■ **Material for the task**:
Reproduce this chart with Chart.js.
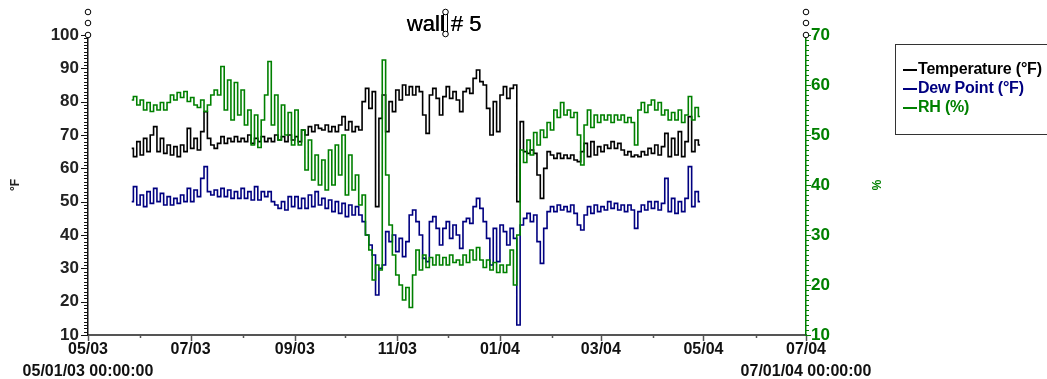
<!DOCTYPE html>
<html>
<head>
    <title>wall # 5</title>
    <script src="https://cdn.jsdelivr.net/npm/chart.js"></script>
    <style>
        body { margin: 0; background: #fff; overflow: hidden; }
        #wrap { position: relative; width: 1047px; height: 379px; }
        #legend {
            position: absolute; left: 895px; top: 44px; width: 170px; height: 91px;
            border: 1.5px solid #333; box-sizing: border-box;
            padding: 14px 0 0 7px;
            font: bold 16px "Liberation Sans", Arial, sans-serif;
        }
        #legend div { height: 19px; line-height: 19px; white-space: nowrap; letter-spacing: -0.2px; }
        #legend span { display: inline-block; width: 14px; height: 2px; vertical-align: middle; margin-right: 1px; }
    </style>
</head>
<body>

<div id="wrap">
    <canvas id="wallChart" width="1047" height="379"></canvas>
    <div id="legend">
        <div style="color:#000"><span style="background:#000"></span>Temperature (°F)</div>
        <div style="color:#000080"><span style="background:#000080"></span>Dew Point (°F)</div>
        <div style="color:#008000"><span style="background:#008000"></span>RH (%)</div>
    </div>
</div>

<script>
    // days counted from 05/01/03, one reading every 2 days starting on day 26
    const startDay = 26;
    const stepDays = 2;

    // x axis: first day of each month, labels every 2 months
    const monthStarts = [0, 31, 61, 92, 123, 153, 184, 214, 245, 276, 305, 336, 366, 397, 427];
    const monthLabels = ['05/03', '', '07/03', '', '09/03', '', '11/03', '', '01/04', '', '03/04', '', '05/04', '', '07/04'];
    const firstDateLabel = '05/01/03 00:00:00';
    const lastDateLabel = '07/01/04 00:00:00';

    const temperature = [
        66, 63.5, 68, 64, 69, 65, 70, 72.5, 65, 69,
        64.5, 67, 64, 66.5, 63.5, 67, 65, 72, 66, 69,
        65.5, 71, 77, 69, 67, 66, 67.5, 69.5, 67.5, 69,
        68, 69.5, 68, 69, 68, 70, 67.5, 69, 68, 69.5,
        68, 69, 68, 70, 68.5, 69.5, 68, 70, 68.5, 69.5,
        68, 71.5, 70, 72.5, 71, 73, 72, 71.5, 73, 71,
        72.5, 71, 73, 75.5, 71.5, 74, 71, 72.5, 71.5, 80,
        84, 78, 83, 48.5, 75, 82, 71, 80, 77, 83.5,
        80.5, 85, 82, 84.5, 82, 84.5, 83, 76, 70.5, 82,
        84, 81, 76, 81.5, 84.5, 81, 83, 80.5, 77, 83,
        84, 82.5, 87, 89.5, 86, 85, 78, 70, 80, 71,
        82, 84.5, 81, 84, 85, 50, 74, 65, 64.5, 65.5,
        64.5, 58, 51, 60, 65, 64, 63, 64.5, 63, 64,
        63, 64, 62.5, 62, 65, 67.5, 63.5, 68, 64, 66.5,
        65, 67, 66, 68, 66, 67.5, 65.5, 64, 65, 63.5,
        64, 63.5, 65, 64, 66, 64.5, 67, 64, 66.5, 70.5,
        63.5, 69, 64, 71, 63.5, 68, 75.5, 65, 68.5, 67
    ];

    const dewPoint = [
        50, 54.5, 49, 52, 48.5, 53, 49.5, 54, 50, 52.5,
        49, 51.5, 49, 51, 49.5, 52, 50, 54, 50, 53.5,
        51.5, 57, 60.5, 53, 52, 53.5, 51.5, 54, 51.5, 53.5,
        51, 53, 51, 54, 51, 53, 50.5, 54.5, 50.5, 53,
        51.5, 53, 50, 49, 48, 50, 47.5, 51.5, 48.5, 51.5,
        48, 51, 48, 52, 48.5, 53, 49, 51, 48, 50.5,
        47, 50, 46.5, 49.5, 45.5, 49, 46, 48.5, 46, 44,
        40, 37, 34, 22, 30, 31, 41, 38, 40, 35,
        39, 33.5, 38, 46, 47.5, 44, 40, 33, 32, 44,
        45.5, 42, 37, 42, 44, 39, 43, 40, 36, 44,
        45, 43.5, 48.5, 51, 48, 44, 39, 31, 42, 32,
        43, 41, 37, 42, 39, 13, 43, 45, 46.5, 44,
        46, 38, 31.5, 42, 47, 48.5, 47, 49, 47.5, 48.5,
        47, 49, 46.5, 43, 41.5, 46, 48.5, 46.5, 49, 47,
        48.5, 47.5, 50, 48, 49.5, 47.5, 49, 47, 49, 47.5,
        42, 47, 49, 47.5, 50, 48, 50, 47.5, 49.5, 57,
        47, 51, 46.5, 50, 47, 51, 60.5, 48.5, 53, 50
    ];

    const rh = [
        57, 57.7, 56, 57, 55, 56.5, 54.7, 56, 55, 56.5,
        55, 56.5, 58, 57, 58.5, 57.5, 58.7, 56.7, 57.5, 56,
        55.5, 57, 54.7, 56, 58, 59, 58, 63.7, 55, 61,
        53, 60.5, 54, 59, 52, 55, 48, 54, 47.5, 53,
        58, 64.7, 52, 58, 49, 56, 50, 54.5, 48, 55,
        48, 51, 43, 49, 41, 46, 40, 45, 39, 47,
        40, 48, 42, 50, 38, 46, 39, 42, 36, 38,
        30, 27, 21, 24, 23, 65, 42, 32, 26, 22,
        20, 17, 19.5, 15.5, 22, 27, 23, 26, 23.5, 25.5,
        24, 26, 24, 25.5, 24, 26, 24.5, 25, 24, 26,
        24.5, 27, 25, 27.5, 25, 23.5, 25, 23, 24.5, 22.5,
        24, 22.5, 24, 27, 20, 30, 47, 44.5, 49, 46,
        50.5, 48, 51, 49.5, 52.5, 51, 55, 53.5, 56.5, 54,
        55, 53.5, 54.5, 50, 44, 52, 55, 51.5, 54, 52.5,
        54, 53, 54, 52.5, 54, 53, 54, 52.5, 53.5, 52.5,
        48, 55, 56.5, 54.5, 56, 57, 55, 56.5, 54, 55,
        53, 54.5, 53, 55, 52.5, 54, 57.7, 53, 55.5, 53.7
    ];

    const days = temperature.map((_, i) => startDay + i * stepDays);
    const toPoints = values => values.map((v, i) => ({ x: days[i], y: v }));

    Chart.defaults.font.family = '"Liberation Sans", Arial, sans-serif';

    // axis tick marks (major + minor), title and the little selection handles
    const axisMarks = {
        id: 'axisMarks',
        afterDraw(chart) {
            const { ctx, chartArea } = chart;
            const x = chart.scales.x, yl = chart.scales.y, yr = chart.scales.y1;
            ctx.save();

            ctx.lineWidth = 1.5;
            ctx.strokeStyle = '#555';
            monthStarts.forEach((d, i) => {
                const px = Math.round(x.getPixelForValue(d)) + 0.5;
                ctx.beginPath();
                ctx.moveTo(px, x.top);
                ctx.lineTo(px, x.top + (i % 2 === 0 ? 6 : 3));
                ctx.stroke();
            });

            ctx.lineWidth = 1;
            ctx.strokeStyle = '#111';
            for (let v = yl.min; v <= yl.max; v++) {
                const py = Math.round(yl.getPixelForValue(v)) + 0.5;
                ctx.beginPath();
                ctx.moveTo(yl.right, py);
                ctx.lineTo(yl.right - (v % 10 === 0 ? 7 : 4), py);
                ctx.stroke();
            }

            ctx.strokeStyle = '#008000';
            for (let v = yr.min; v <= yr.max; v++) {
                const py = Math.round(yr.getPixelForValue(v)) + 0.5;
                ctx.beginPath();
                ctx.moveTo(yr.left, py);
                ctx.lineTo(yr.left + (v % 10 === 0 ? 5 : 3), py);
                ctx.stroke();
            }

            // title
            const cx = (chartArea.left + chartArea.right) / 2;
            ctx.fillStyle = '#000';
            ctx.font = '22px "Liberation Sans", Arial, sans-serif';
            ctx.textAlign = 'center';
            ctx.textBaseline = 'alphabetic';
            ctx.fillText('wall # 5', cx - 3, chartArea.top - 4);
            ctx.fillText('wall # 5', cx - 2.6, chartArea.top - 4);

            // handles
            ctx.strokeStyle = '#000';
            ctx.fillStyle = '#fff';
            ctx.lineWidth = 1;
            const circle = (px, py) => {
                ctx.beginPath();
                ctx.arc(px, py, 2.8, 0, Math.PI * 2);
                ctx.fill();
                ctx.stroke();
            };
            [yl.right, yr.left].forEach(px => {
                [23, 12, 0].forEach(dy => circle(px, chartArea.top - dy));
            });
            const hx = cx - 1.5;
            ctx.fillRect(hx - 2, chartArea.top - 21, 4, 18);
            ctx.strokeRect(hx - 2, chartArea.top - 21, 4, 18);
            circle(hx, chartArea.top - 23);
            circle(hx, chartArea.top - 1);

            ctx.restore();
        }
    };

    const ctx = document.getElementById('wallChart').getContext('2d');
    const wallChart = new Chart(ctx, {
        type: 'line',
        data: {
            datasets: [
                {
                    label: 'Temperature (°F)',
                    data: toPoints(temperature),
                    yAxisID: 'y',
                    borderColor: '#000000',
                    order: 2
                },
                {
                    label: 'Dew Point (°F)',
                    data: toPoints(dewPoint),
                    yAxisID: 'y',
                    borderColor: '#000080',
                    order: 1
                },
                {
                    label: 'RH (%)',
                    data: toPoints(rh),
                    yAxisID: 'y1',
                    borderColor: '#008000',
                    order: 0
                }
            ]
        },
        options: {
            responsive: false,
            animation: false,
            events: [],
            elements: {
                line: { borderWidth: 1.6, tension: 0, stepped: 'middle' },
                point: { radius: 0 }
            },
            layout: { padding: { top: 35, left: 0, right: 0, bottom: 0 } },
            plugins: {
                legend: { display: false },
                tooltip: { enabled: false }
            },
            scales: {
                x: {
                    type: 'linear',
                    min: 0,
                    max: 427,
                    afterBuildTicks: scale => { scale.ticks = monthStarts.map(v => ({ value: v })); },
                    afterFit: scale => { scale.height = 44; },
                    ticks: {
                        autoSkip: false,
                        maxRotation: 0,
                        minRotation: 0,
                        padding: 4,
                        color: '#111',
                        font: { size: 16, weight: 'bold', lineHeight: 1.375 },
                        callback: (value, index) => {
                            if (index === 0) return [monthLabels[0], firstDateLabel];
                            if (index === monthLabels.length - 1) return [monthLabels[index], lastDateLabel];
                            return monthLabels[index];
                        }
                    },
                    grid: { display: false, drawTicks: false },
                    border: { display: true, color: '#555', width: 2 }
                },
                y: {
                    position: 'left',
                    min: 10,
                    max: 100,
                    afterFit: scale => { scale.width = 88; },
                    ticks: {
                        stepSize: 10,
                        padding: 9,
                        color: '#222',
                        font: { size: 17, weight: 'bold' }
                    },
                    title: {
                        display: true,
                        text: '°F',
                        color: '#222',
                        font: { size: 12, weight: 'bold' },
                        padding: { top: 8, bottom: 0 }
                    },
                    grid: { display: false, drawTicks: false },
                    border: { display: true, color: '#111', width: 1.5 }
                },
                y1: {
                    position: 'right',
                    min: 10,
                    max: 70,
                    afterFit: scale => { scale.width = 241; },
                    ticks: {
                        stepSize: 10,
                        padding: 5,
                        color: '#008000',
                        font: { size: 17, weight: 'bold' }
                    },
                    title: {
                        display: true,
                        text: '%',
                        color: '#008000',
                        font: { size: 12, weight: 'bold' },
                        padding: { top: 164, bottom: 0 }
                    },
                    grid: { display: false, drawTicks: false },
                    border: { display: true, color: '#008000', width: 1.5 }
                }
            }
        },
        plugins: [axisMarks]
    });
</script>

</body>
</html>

---

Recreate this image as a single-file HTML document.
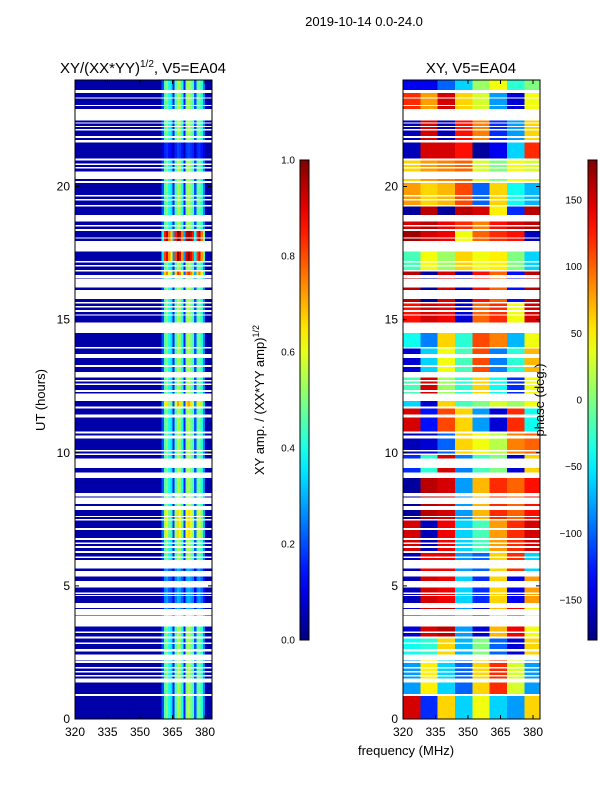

■ **Objective**: In the listing above, locate each line with "document" and copy it.

■ **Task solution**:
    const ctx = document.getElementById('wallChart').getContext('2d');
Recreate this image as a single-file HTML document.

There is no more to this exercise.